* _Work required_: Leaving out every picture, quote the data below exactly as it appears.
------------------------------------------------------------
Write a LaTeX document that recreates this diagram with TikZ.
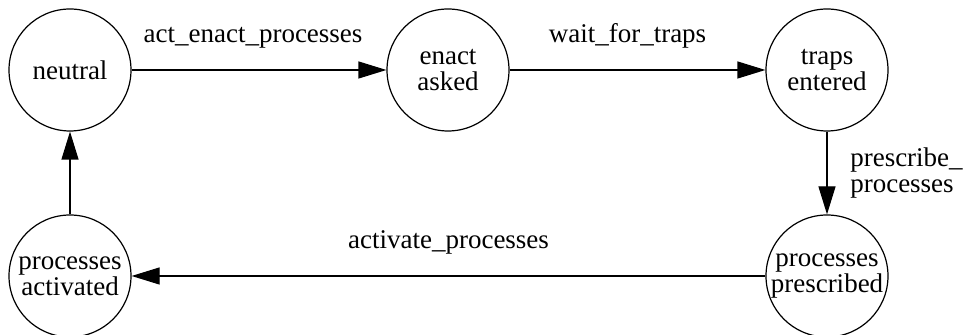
\documentclass[tikz,border=0pt]{standalone}
\usepackage{fontspec}
\setmainfont{Liberation Serif}
\usetikzlibrary{arrows.meta}
\begin{document}
\begin{tikzpicture}[x=0.5pt,y=0.5pt,line width=0.6pt,>={Triangle[length=14pt,width=8.5pt]},
  state/.style={circle,draw,minimum size=61pt,inner sep=0pt,align=center,font=\fontsize{13.5}{13}\selectfont},
  lbl/.style={font=\fontsize{13.5}{13}\selectfont}]
  \useasboundingbox (0,0) rectangle (964,335);
  \node[state] (neutral) at (70,265) {neutral};
  \node[state] (enact) at (448,265) {enact\\asked};
  \node[state] (traps) at (827,265) {traps\\entered};
  \node[state] (prescribed) at (827,59) {processes\\prescribed};
  \node[state] (activated) at (70,59) {processes\\activated};
  \draw[->] (neutral) -- node[lbl,above=7pt,xshift=-3pt] {act\_enact\_processes} (enact);
  \draw[->] (enact) -- node[lbl,above=7pt,xshift=-5pt] {wait\_for\_traps} (traps);
  \draw[->] (traps) -- node[lbl,right=8pt,align=left] {prescribe\_\\processes} (prescribed);
  \draw[->] (prescribed) -- node[lbl,above=7pt] {activate\_processes} (activated);
  \draw[->] (activated) -- (neutral);
\end{tikzpicture}
\end{document}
------------------------------------------------------------
* _Reply_:
Write a LaTeX document that recreates this diagram with TikZ.
\documentclass[tikz,border=0pt]{standalone}
\usepackage{fontspec}
\setmainfont{Liberation Serif}
\usetikzlibrary{arrows.meta}
\begin{document}
\begin{tikzpicture}[x=0.5pt,y=0.5pt,line width=0.6pt,>={Triangle[length=14pt,width=8.5pt]},
  state/.style={circle,draw,minimum size=61pt,inner sep=0pt,align=center,font=\fontsize{13.5}{13}\selectfont},
  lbl/.style={font=\fontsize{13.5}{13}\selectfont}]
  \useasboundingbox (0,0) rectangle (964,335);
  \node[state] (neutral) at (70,265) {neutral};
  \node[state] (enact) at (448,265) {enact\\asked};
  \node[state] (traps) at (827,265) {traps\\entered};
  \node[state] (prescribed) at (827,59) {processes\\prescribed};
  \node[state] (activated) at (70,59) {processes\\activated};
  \draw[->] (neutral) -- node[lbl,above=7pt,xshift=-3pt] {act\_enact\_processes} (enact);
  \draw[->] (enact) -- node[lbl,above=7pt,xshift=-5pt] {wait\_for\_traps} (traps);
  \draw[->] (traps) -- node[lbl,right=8pt,align=left] {prescribe\_\\processes} (prescribed);
  \draw[->] (prescribed) -- node[lbl,above=7pt] {activate\_processes} (activated);
  \draw[->] (activated) -- (neutral);
\end{tikzpicture}
\end{document}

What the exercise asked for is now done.